Utility clownnemesis - An Accurate Nemesis Compressor

Clownacy · Feb 18, 2024

I've cracked it! It turns out that Sega's compressor was using a selection sort! The thing about selection sort is that it's an "unstable" sorting algorithm, which means that values which are neither greater nor less than each other end up shuffled-around! Previously I was using a bubble sort, which is a stable algorithm.

I now have every Nemesis file from Sonic 1 and Sonic 2 compressing identically. Testing Sonic 3 & Knuckles is just a matter of tediously putting together a list of every single one of its Nemesis files.

The compressor can be downloaded here.

Combined with my accurate Kosinski compressor and the rediscovered original Saxman compressor, 3 out of the 4 main Sonic compression formats now have accurate compressors!

Brainulator said:

Clownacy said:

While the codes themselves are the same
Click to expand...

Hmm... I see that this is Cucky's art in Sonic 1, and there's a code for nybble B of length 1 that is absent in the recompressed version, replaced by a nybble 6 of length 2. This looks to be more than a sorting thing, though minor nonetheless.
Click to expand...

You were right to notice that: that was the result of an oversight in my compressor. It's fixed now.

Clownacy · Feb 18, 2024

(Cross-post)

Making my Nemesis Compressor Accurate

While it was nice to create a compressor that surpassed Sega's own, what I wanted more was to create a compressor that perfectly mimicked it.

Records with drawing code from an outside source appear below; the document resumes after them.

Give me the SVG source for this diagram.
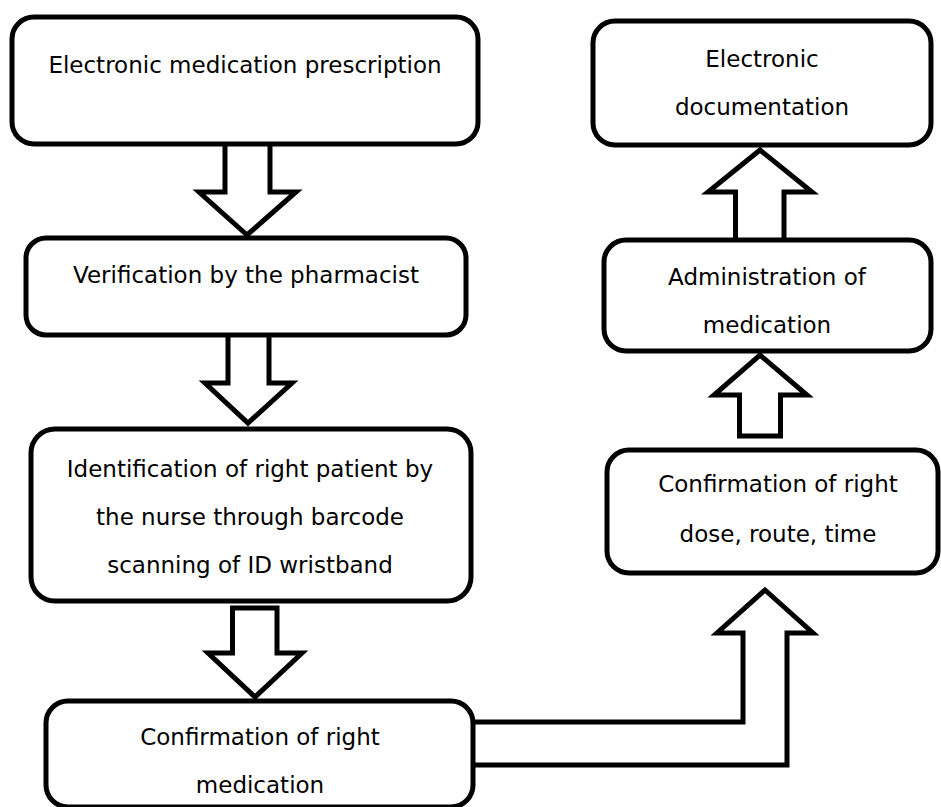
<svg xmlns="http://www.w3.org/2000/svg" width="941" height="807" viewBox="0 0 941 807">
<style>
.box{fill:#fff;stroke:#000;stroke-width:5}
.arr{fill:#fff;stroke:#000;stroke-width:5;stroke-linejoin:miter}
text{font-family:"DejaVu Sans","Liberation Sans",sans-serif;font-size:23px;fill:#000;text-anchor:middle}
</style>
<rect width="941" height="807" fill="#fff"/>
<g id="connectors">
<path class="arr" d="M225,144 V192 H199 L247,235 L296,192 H270 V144"/>
<path class="arr" d="M228,335 V383 H205 L248,423 L292,383 H269 V335"/>
<path class="arr" d="M232.5,608 V653 H208 L255,697 L302,653 H277 V608 Z"/>
<path class="arr" d="M473,722 H743 V633 H717 L765,590 L813,633 H787 V765 H473"/>
<path class="arr" d="M739.5,436 V395 H714 L760,355 L807,395 H780.5 V436 Z"/>
<path class="arr" d="M735.5,240 V192 H708 L760,150 L812,192 H784 V240"/>
</g>
<g id="n1"><rect class="box" x="12" y="17" width="466" height="127" rx="22"/><text x="245" y="73">Electronic medication prescription</text></g>
<g id="n2"><rect class="box" x="26" y="238" width="440" height="97" rx="20"/><text x="246" y="283">Verification by the pharmacist</text></g>
<g id="n3"><rect class="box" x="31" y="429" width="440" height="172" rx="24"/><text x="250" y="477">Identification of right patient by</text><text x="250" y="525">the nurse through barcode</text><text x="250" y="573">scanning of ID wristband</text></g>
<g id="n4"><rect class="box" x="46" y="701" width="427" height="106" rx="22"/><text x="260" y="745">Confirmation of right</text><text x="260" y="793">medication</text></g>
<g id="n5"><rect class="box" x="607" y="450" width="331" height="123" rx="22"/><text x="778" y="492">Confirmation of right</text><text x="778" y="542">dose, route, time</text></g>
<g id="n6"><rect class="box" x="604" y="240" width="327" height="111" rx="22"/><text x="767" y="285">Administration of</text><text x="767" y="333">medication</text></g>
<g id="n7"><rect class="box" x="593" y="21" width="338" height="124" rx="22"/><text x="762" y="67">Electronic</text><text x="762" y="115">documentation</text></g>
</svg>
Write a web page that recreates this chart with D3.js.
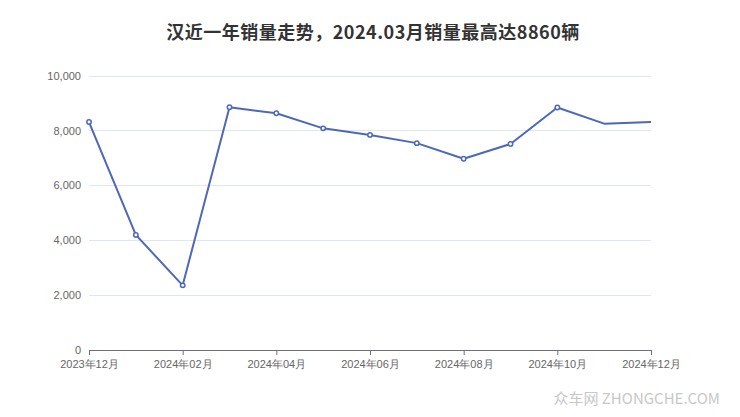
<!DOCTYPE html>
<html><head><meta charset="utf-8">
<script src="https://cdn.jsdelivr.net/npm/d3@7"></script>
<style>body{margin:0;background:#fff;}svg{display:block;font-family:"Noto Sans CJK SC","Liberation Sans",sans-serif;}</style>
</head><body><svg id="c" width="740" height="417"></svg>
<script>
const months = ["2023-12","2024-01","2024-02","2024-03","2024-04","2024-05","2024-06","2024-07","2024-08","2024-09","2024-10","2024-11","2024-12"];
const sales = [8320,4200,2360,8860,8640,8090,7850,7550,6980,7520,8850,8260,8320];
const tickLabels = ["2023年12月","2024年02月","2024年04月","2024年06月","2024年08月","2024年10月","2024年12月"];
const yTicks = [0,2000,4000,6000,8000,10000];
const titleText = "汉近一年销量走势，2024.03月销量最高达8860辆";

const svg = d3.select("#c");
const L=89,R=651,T=76,B=350;
const x = d3.scalePoint().domain(months).range([L,R]);
const y = d3.scaleLinear().domain([0,10000]).range([B,T]);

svg.append("text").attr("x",373).attr("y",39).attr("text-anchor","middle")
  .attr("font-size",18).attr("letter-spacing",0.5).attr("font-weight","bold").attr("fill","#333").text(titleText);

// grid
svg.append("g").selectAll("line").data(yTicks.filter(d=>d>0)).join("line")
  .attr("x1",L).attr("x2",R).attr("y1",d=>y(d)).attr("y2",d=>y(d))
  .attr("stroke","#e0e6f1").attr("stroke-width",1).attr("shape-rendering","crispEdges");

// y labels
const fmt = d3.format(",");
svg.append("g").selectAll("text").data(yTicks).join("text")
  .attr("x",L-8).attr("y",d=>y(d)).attr("dy","0.35em").attr("text-anchor","end")
  .attr("font-size",11).attr("fill","#666").attr("font-family","Liberation Sans, sans-serif").text(d=>fmt(d));

// x axis
const tickMonths = months.filter((d,i)=>i%2===0);
const xAxis = d3.axisBottom(x).tickValues(tickMonths).tickSize(5)
  .tickFormat((d,i)=>tickLabels[i]);
const gx = svg.append("g").attr("transform",`translate(0,${B})`).call(xAxis);
gx.select(".domain").attr("stroke","#6e7079").attr("d",`M${L},0.5H${R}`);
gx.selectAll(".tick line").attr("stroke","#6e7079");
gx.selectAll(".tick text").attr("fill","#666").attr("font-size",11).attr("dy","0.9em");

// line
const line = d3.line().x((d,i)=>x(months[i])).y(d=>y(d));
svg.append("path").datum(sales).attr("d",line).attr("fill","none")
  .attr("stroke","#4d68b8").attr("stroke-width",2).attr("stroke-linejoin","round");

svg.append("g").selectAll("circle").data(sales.slice(0,11)).join("circle")
  .attr("cx",(d,i)=>x(months[i])).attr("cy",d=>y(d)).attr("r",2.2)
  .attr("fill","#fff").attr("stroke","#4d68b8").attr("stroke-width",1.5);

svg.append("text").attr("x",720).attr("y",404).attr("text-anchor","end")
  .attr("font-size",15).attr("fill","#c8c8c8").text("众车网 ZHONGCHE.COM");
</script></body></html>
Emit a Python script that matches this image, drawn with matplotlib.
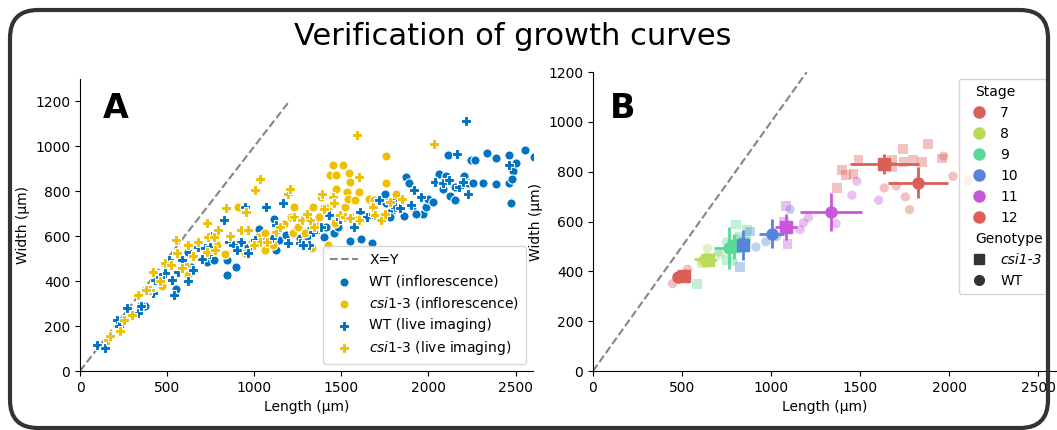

When making a disassembly or decompilation of a game, assets should ideally be stored in a user-friendly format; the assets should be easy to view and easy to modify. However, often assets are left in their original compressed form. The reason for this is that the disassembly/decompilation is aiming to produce an exact copy of the game, down to matching binary, but a recompressed file would have different binary. By not decompressing the assets, the need for recompression is bypassed, avoiding this problem.

There are usually multiple ways to encode data in a given compression format. Some ways are better than others, such as by being faster to compress, faster to decompress, using the least RAM, or producing the smallest compressed data. Other ways aren't necessarily better, but simply the result of the inner workings of the compressor, such as the order in which it does tasks, the sorting algorithm it uses, and even things as minute as whether it uses '<' or '<=' to check the order of two integers. Because of this, it is unlikely for two compressors to produce the exact same compressed data.

When I was creating my Nemesis compressor, I was specifically aiming to mimic the behaviour, and thus output, of Sega's compressor. I noticed early on that the code table was arranged first by order of the matching nybble run's length and then by the value of the nybble itself, so I replicated that behaviour in my compressor. Later, I figured out that the codes were generated through Fano coding, so I implemented that too. But, even with the compressor complete, with both of these behaviours accounted for, the compressed output differed. Not long afterwards, I noticed that nybble runs with a length of less than 3 were never assigned a code, and mimicking this brought the data closer, but still without matching it exactly.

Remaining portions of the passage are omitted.